The problem with watching a Hollywood actor perform in a very character driven role is that you can easily be distracted by their own well-known public life. Maybe it’s just me, but sadly, I don’t just see a race car driver, I see Tom Cruise acting like a race car driver and Tom Hanks acting as though he is friends with a volleyball. I mean, I know they are very accomplished actors and all, but it’s just how I see them. Some actors, though, can blur the line between their real selves and the characters they portray. For example, even though we know him as the loving (though sometimes troubled) brother from Six Feet Under, if you were on the same side of the street as Michael C. Hall, wouldn’t you cross the road?

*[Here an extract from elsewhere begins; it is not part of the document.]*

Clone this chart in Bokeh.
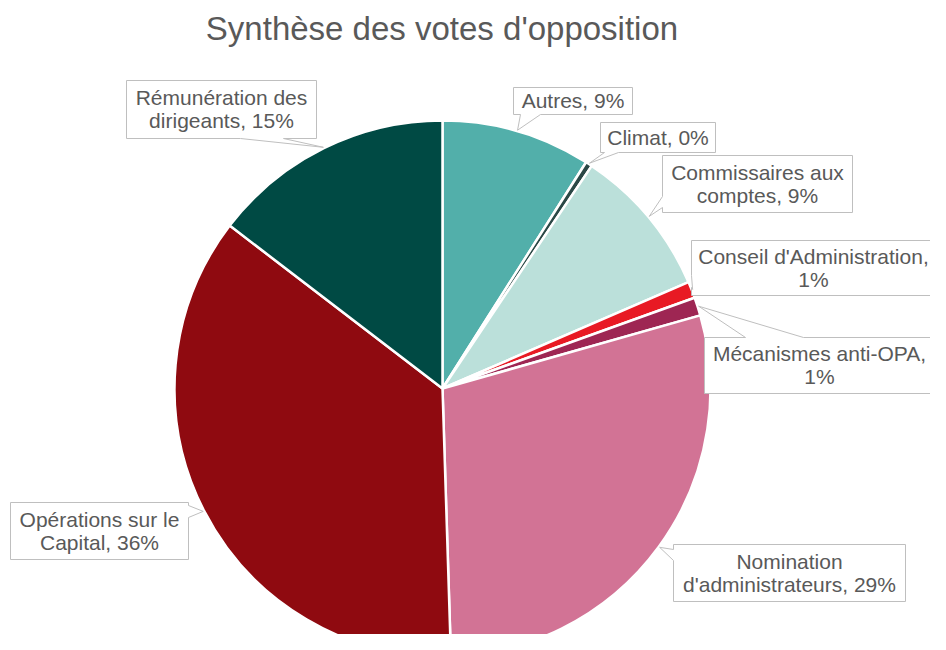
import math
from bokeh.plotting import figure
from bokeh.models import ColumnDataSource, Range1d
from bokeh.core.properties import value
from bokeh.embed import file_html
from bokeh.resources import INLINE

# ---------------- data ----------------
title_text = "Synthèse des votes d'opposition"
categories = [
    "Autres",
    "Climat",
    "Commissaires aux comptes",
    "Conseil d'Administration",
    "Mécanismes anti-OPA",
    "Nomination d'administrateurs",
    "Opérations sur le Capital",
    "Rémunération des dirigeants",
]
shares = [9.0, 0.4, 9.1, 1.0, 1.1, 28.9, 35.9, 14.6]
colors = ["#52AFAA", "#2B4846", "#BBE0DA", "#E81A24", "#9E2653", "#D27395", "#8F0A10", "#004A44"]
break_after = [0, 0, 2, 2, 2, 1, 3, 2]   # words on the first label line (0 = single line)

# ---------------- layout (picture pixel coords) ----------------
W, H = 930, 634
CX, CY, R = 442, 388, 268
boxes = [
    (513, 87, 632, 114),
    (600, 122, 715, 152),
    (662, 155, 852, 212),
    (691, 240, 940, 295),
    (704, 337, 940, 393),
    (673, 544, 905, 601),
    (10, 502, 188, 559),
    (126, 80, 316, 138),
]
text_cx = [None, None, None, 813, 819, None, None, None]
pointers = [
    ("bottom", 520, 540),
    ("bottom", 604, 618),
    ("left", 196, 207),
    ("left", 275, 287),
    ("top", 745, 803),
    ("left", 549, 560),
    ("right", 505, 517),
    ("bottom", 240, 283),
]
TEXT_COLOR = "#595959"
BORDER = "#BFBFBF"
FONT = "Liberation Sans"

p = figure(width=W, height=H, output_backend="svg", toolbar_location=None,
           x_range=Range1d(0, W), y_range=Range1d(-H, 0),
           x_axis_type=None, y_axis_type=None, min_border=0)
p.grid.visible = False
p.outline_line_color = None
p.background_fill_color = "white"

# ---------------- wedges ----------------
total = sum(shares)
starts, ends, mids = [], [], []
acc = 0.0
for v in shares:
    a0 = acc / total * 2 * math.pi
    acc += v
    a1 = acc / total * 2 * math.pi
    starts.append(math.pi / 2 - a0)
    ends.append(math.pi / 2 - a1)
    mids.append((a0 + a1) / 2)

wsrc = ColumnDataSource(dict(start=starts, end=ends, color=colors, cat=categories, share=shares))
p.wedge(x=CX, y=-CY, radius=R, start_angle="start", end_angle="end", direction="clock",
        fill_color="color", line_color="white", line_width=2.5, source=wsrc)

# ---------------- callouts ----------------
def callout(box, ptr, tip):
    l, t, r, b = box
    side, a1, a2 = ptr
    if side == "top":
        pts = [(l, t), (a1, t), tip, (a2, t), (r, t), (r, b), (l, b)]
    elif side == "right":
        pts = [(l, t), (r, t), (r, a1), tip, (r, a2), (r, b), (l, b)]
    elif side == "bottom":
        pts = [(l, t), (r, t), (r, b), (a2, b), tip, (a1, b), (l, b)]
    else:
        pts = [(l, t), (r, t), (r, b), (l, b), (l, a2), tip, (l, a1)]
    return [q[0] for q in pts], [-q[1] for q in pts]

xs, ys = [], []
for box, ptr, m in zip(boxes, pointers, mids):
    tip = (CX + (R + 1) * math.sin(m), CY - (R + 1) * math.cos(m))
    cx_, cy_ = callout(box, ptr, tip)
    xs.append(cx_)
    ys.append(cy_)
p.patches(xs=xs, ys=ys, fill_color="white", line_color=BORDER, line_width=1)

# ---------------- label text ----------------
tx, ty, tt = [], [], []
LINE = 23
for cat, v, k, box, tcx in zip(categories, shares, break_after, boxes, text_cx):
    label = f"{cat}, {round(v)}%"
    words = label.split(" ")
    lines = [label] if k == 0 else [" ".join(words[:k]), " ".join(words[k:])]
    l, t, r, b = box
    cxb = (l + r) / 2 if tcx is None else tcx
    cyb = (t + b) / 2
    n = len(lines)
    for i, ln in enumerate(lines):
        tx.append(cxb)
        ty.append(-(cyb + (i - (n - 1) / 2) * LINE - 0.5))
        tt.append(ln)
p.text(x=tx, y=ty, text=tt, text_font=value(FONT), text_font_size="21px",
       text_color=TEXT_COLOR, text_align="center", text_baseline="alphabetic")

# ---------------- title ----------------
p.text(x=[441.5], y=[-28], text=[title_text], text_font=value(FONT), text_font_size="33px",
       text_color=TEXT_COLOR, text_align="center", text_baseline="alphabetic")

open("out.html", "w").write(file_html(p, INLINE))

Not unlike Hall’s fiercely convincing portrayal on HBOs Dexter, when John Malkovich takes the stage this evening as character Jack Unterweger, we’ll be compelled by his transformation to serial killer. Cleverly, we are invited within the first few moments of The Infernal Comedy: Confessions of a Serial Killer, to embrace the man and eerily witness as he blurs that line between Actor and character through simply a name.
“My name. Jack.” He tells the audience, “You might ask what’s so special about being named Jack?”
“Only that Jack, as you may know is Johannes or Hans in German, Juan and Giovanni in Spanish and Italian.
And of course, John. John may seem a common name. Just John.
But if you wear this name, women will love you or hate you -- call you a liar or pervert -- but they will never leave you alone.
Like it or not, that is the truth…”
To blur the lines even more, this fictional story is based on the truth. And yes, Unterweger was a very real convicted murderer, who in 1976 was sentenced to life imprisonment for the killing of a teenage girl in his native Austria. While incarcerated, he learned to read and write and with such proficiency he, as the show notes promote, “reinvented himself as a literary celebrity” with his best selling and highly acclaimed prison-autobiography, titled Fegefeur (Purgatory).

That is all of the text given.